Labour leadership candidates say that spending was not the problem, it was taxes. Nonsense. ... Spending went from 44p in every pound generated by our economy in 2007 to 51p in 2009. Taxes went down by 1p in the pound.
First, an economist such as Huhne should know better. Another Lib Dem economist, former blogger and now government adviser Giles Wilkes, could set him straight. Giles, in his superb paper A Balancing Act, broke down the elements of the deficit and found that the loss of tax revenues accounted for far more of the increased borrowing than did the rise in government spending.
I looked [long-ish piece – a look at the third and fourth graphs should do it] at the Treasury figures and came to the same conclusion: while tax may have fallen by less than spending rose as a share of GDP, the sharp drop in GDP means that this disguises the fact that real spending rose by less than real tax receipts fell.

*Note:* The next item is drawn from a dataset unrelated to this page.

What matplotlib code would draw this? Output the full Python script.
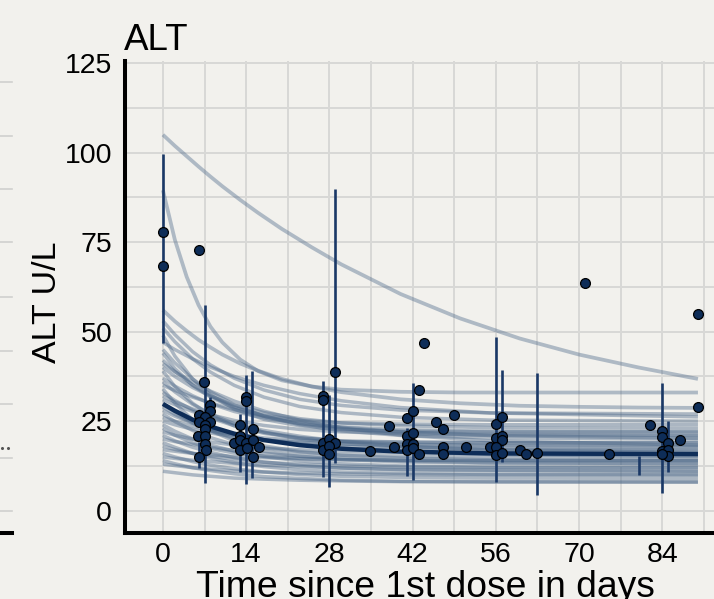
import matplotlib
matplotlib.use('Agg')
import matplotlib.pyplot as plt
from matplotlib.lines import Line2D

plt.rcParams['font.family'] = ['Liberation Sans', 'DejaVu Sans']

# ---------------- data ----------------
BAND_DAYS = [0, 2, 5, 8, 12, 17, 23, 30, 40, 55, 90]
band_curves = [
    [53, 49.2, 44.4, 40.7, 37.0, 33.7, 31.1, 29.4, 28.1, 27.3, 27.0],
    [51, 47.2, 42.4, 38.7, 35.0, 31.7, 29.1, 27.4, 26.1, 25.3, 25.0],
    [49, 43.2, 36.8, 32.3, 28.4, 25.5, 23.7, 22.7, 22.2, 22.0, 22.0],
    [47, 45.0, 42.4, 40.1, 37.5, 35.0, 32.7, 30.7, 28.8, 27.3, 26.2],
    [45, 41.3, 36.8, 33.2, 29.6, 26.4, 24.0, 22.3, 21.0, 20.3, 20.0],
    [44, 39.7, 35.0, 31.7, 28.7, 26.6, 25.3, 24.5, 24.2, 24.0, 24.0],
    [42, 38.9, 35.1, 32.1, 29.0, 26.4, 24.3, 22.9, 21.9, 21.3, 21.0],
    [41, 38.8, 35.9, 33.4, 30.6, 27.8, 25.3, 23.1, 21.1, 19.5, 18.3],
    [40, 37.5, 34.4, 32.0, 29.5, 27.4, 25.7, 24.5, 23.7, 23.2, 23.0],
    [39, 34.7, 30.0, 26.7, 23.7, 21.6, 20.3, 19.5, 19.2, 19.0, 19.0],
    [37, 34.8, 32.1, 29.9, 27.7, 25.9, 24.4, 23.4, 22.6, 22.2, 22.0],
    [36, 33.2, 29.7, 27.0, 24.3, 21.9, 20.0, 18.7, 17.8, 17.2, 17.0],
    [35, 33.6, 31.7, 30.1, 28.2, 26.4, 24.8, 23.3, 22.0, 21.0, 20.2],
    [34, 30.0, 25.4, 22.3, 19.5, 17.5, 16.2, 15.5, 15.2, 15.0, 15.0],
    [33, 30.8, 28.1, 25.9, 23.7, 21.9, 20.4, 19.4, 18.6, 18.2, 18.0],
    [32, 30.4, 28.4, 26.8, 25.2, 23.8, 22.7, 22.0, 21.5, 21.1, 21.0],
    [31, 29.6, 27.7, 26.1, 24.2, 22.4, 20.8, 19.3, 18.0, 17.0, 16.2],
    [30, 27.6, 24.7, 22.4, 20.1, 18.1, 16.5, 15.5, 14.7, 14.2, 14.0],
    [29, 26.9, 24.5, 22.8, 21.4, 20.3, 19.6, 19.3, 19.1, 19.0, 19.0],
    [28, 26.4, 24.4, 22.8, 21.2, 19.8, 18.7, 18.0, 17.5, 17.1, 17.0],
    [27, 24.9, 22.4, 20.4, 18.4, 16.6, 15.2, 14.3, 13.6, 13.2, 13.0],
    [26, 25.0, 23.6, 22.4, 21.0, 19.7, 18.5, 17.5, 16.5, 15.7, 15.1],
    [25, 24.0, 22.7, 21.7, 20.7, 19.8, 19.1, 18.6, 18.3, 18.1, 18.0],
    [24, 22.2, 20.0, 18.3, 16.6, 15.1, 13.9, 13.1, 12.5, 12.1, 12.0],
    [23, 21.1, 18.9, 17.4, 16.1, 15.2, 14.6, 14.2, 14.1, 14.0, 14.0],
    [22, 21.1, 20.0, 19.2, 18.3, 17.5, 17.0, 16.5, 16.2, 16.1, 16.0],
    [21, 19.5, 17.7, 16.3, 14.8, 13.6, 12.6, 11.9, 11.4, 11.1, 11.0],
    [20, 19.3, 18.5, 17.7, 16.8, 16.0, 15.2, 14.6, 13.9, 13.4, 13.1],
    [19, 17.7, 16.0, 14.7, 13.4, 12.3, 11.4, 10.8, 10.4, 10.1, 10.0],
    [18, 17.1, 16.0, 15.2, 14.3, 13.5, 13.0, 12.5, 12.2, 12.1, 12.0],
    [17, 16.6, 16.0, 15.6, 15.1, 14.8, 14.5, 14.3, 14.1, 14.0, 14.0],
    [16, 15.0, 13.7, 12.7, 11.7, 10.8, 10.1, 9.6, 9.3, 9.1, 9.0],
    [15, 14.6, 14.1, 13.7, 13.2, 12.7, 12.3, 11.9, 11.5, 11.3, 11.0],
    [14, 13.1, 12.0, 11.2, 10.3, 9.5, 9.0, 8.5, 8.2, 8.1, 8.0],
    [13, 12.6, 12.0, 11.6, 11.1, 10.8, 10.5, 10.3, 10.1, 10.0, 10.0],
    [11, 10.6, 10.0, 9.6, 9.1, 8.8, 8.5, 8.3, 8.1, 8.0, 8.0],
]
mean_curve = [29.8, 27.9, 25.4, 23.5, 21.5, 19.7, 18.3, 17.3, 16.5, 16.0, 15.8]

OUT_DAYS = [0, 2, 4, 6, 8, 10, 13, 16, 20, 25, 30, 40, 50, 60, 70, 80, 90]
outlier_curves = [
    [105, 101.9, 99.0, 96.1, 93.3, 90.6, 86.8, 83.2, 78.7, 73.6, 68.8, 60.5, 53.7, 48.1, 43.6, 40.0, 36.8],
    [89.5, 75.7, 65.3, 57.4, 51.4, 47.0, 42.2, 39.0, 36.4, 34.7, 33.8, 33.2, 33.0, 33.0, 33.0, 33.0, 33.0],
    [56, 52.9, 50.2, 47.7, 45.6, 43.6, 41.1, 39.1, 36.8, 34.7, 33.1, 31.1, 30.0, 29.3, 29.0, 28.8, 28.7],
]

obs_day = [0, 0, 6.0,
           6.9, 8.0, 8.0, 6.0, 7.0, 6.0, 8.0, 7.0, 7.0, 5.9, 7.1, 7.1, 7.2, 6.0,
           14.0, 14.0, 13.0, 15.1, 13.0, 11.9, 13.0, 14.0, 15.1, 13.0, 14.1, 16.1, 15.1,
           29.0, 27.0, 27.0, 27.0, 28.0, 29.0, 27.0, 28.0, 28.0,
           34.9, 38.0, 38.9, 41.1, 41.1, 41.1, 41.1, 42.1, 42.1, 42.1, 42.1, 43.0, 43.0,
           44.0, 46.0, 47.1, 47.1, 47.1, 49.0, 51.0,
           55.0, 56.0, 57.0, 56.0, 57.0, 57.0, 56.0, 56.0, 57.0, 60.1, 61.1, 63.0,
           71.0, 75.0, 82.0, 83.9, 83.9, 85.0, 87.0, 83.9, 85.0, 85.0, 83.9, 90.0, 90.0]
obs_alt = [77.8, 68.4, 72.7,
           35.9, 29.4, 27.8, 26.8, 26.2, 24.9, 24.9, 23.8, 22.7, 20.9, 20.9, 18.7, 16.9, 15.1,
           31.8, 30.7, 23.9, 22.7, 20.8, 19.0, 19.6, 19.0, 19.8, 17.0, 17.4, 17.7, 15.1,
           38.7, 32.0, 30.9, 18.8, 19.9, 18.8, 16.9, 18.0, 15.9,
           16.8, 23.7, 17.8, 25.8, 20.9, 18.5, 17.0, 27.9, 21.6, 18.5, 17.6, 33.7, 15.8,
           46.8, 24.9, 22.8, 17.9, 15.8, 26.8, 17.8,
           17.9, 24.1, 26.2, 20.2, 20.9, 19.6, 17.9, 15.5, 16.0, 17.0, 15.8, 16.2,
           63.7, 15.8, 23.8, 22.2, 20.6, 19.0, 19.7, 16.8, 17.0, 15.4, 15.9, 54.9, 28.9]

bar_day = [0, 6.0, 7.0, 8.0, 14.0, 15.0, 13.0, 27.0, 28.0, 29.0, 41.1, 42.1,
           56.0, 57.0, 63.0, 80.0, 83.9, 85.0]
bar_lo = [46.8, 11.8, 7.6, 27.6, 7.5, 9.1, 10.9, 9.3, 6.7, 13.2, 9.8, 8.6,
          7.9, 13.7, 4.4, 10.0, 5.0, 10.9]
bar_hi = [99.6, 19.1, 57.4, 31.8, 37.9, 38.9, 27.1, 36.3, 32.3, 89.8, 23.2, 35.6,
          48.4, 39.3, 38.4, 15.3, 35.6, 25.1]

x_ticks = [0, 14, 28, 42, 56, 70, 84]
x_minor = [7, 21, 35, 49, 63, 77, 91]
y_ticks = [0, 25, 50, 75, 100, 125]
y_minor = [12.5, 37.5, 62.5, 87.5, 112.5]

# ---------------- styling ----------------
BG = '#f2f1ed'
GRID = '#d8d8d6'
CURVE = '#4a6687'
NAVY = '#0e2d58'
BAR = '#1a3866'

W, H = 714, 599
fig = plt.figure(figsize=(W / 100, H / 100), dpi=100)
fig.patch.set_facecolor(BG)

left_px, bottom_px, top_px = 124.7, 532.5, 61.0
ax = fig.add_axes([left_px / W, (H - bottom_px) / H, 1 - left_px / W, (bottom_px - top_px) / H])
ax.set_facecolor(BG)

for c in band_curves:
    ax.plot(BAND_DAYS, c, color=CURVE, alpha=0.42, lw=2.5, solid_capstyle='butt', zorder=2)
for c in outlier_curves:
    ax.plot(OUT_DAYS, c, color=CURVE, alpha=0.4, lw=2.7, solid_capstyle='butt', zorder=2)
ax.plot(BAND_DAYS, mean_curve, color=NAVY, lw=3.2, zorder=3, solid_capstyle='butt')

ax.vlines(bar_day, bar_lo, bar_hi, color=BAR, lw=1.9, zorder=4)
ax.scatter(obs_day, obs_alt, s=50, facecolor=NAVY, edgecolor='black', linewidths=0.9, zorder=5)

ax.set_xlim(-6.43, 92.7)
ax.set_ylim(-6.1, 125.6)
ax.set_xticks(x_ticks)
ax.set_xticks(x_minor, minor=True)
ax.set_yticks(y_ticks)
ax.set_yticks(y_minor, minor=True)
ax.grid(which='both', color=GRID, lw=1.4, zorder=0)
ax.set_axisbelow(True)
ax.tick_params(which='both', length=0)
ax.tick_params(axis='y', labelsize=20.5, pad=9.0)
ax.tick_params(axis='x', labelsize=20.5, pad=6.5)

for s in ['top', 'right']:
    ax.spines[s].set_visible(False)
for s in ['left', 'bottom']:
    ax.spines[s].set_color('black')
    ax.spines[s].set_linewidth(2.9)

fig.text(124 / W, (H - 50) / H, 'ALT', fontsize=26.5, ha='left', va='baseline')
fig.text(48 / W, (H - 302) / H, 'ALT U/L', fontsize=24.5, rotation=90, ha='center', va='center')
fig.text(425 / W, (H - 596.7) / H, 'Time since 1st dose in days', fontsize=26.8, ha='center', va='baseline')

# remnants of the neighbouring panel at the left edge
for yp in [82.3, 135.7, 189, 242.3, 296.7, 350.7, 404, 457.7, 511]:
    fig.add_artist(Line2D([0, 12 / W], [(H - yp) / H] * 2, transform=fig.transFigure,
                          color='#d0d0ce', lw=1.2))
fig.add_artist(Line2D([0, 12 / W], [(H - 532.7) / H] * 2, transform=fig.transFigure,
                      color='black', lw=2.9))
fig.add_artist(Line2D([1.7 / W, 8.3 / W], [(H - 447.7) / H] * 2, transform=fig.transFigure,
                      ls='none', marker='o', ms=1.2, color='#555555'))

fig.savefig('out.png', dpi=100, facecolor=BG)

Second, as is well known, the Lib Dems have found themselves changing some of their pre-election positions (VAT rise, spending cuts this year), but now it seems that the Tories have persuaded them to change their views of the past as well. Because during the recession, the Lib Dems were in favour of more deficit-based spending to stimulate the economy. They disagreed with Labour on the details, but not on the principle.
In November 2008, Vince Cable said: “I hope the fiscal stimulus will work... it needs to be tried. Levers have to be pulled. … There would be massive civil disobedience if the government simply let the recession run its course.” And in March 2009, Nick Clegg said: “We accept that borrowing goes up automatically in a recession. Tax receipts go down; benefit costs go up. But we also accept that you should borrow sensibly on top of that, to try to help. A so-called fiscal stimulus.”
So really the Lib Dems should be demanding apologies from themselves for having supported a bigger deficit. Maybe punishment for this is why the Tories are making them squirm so much.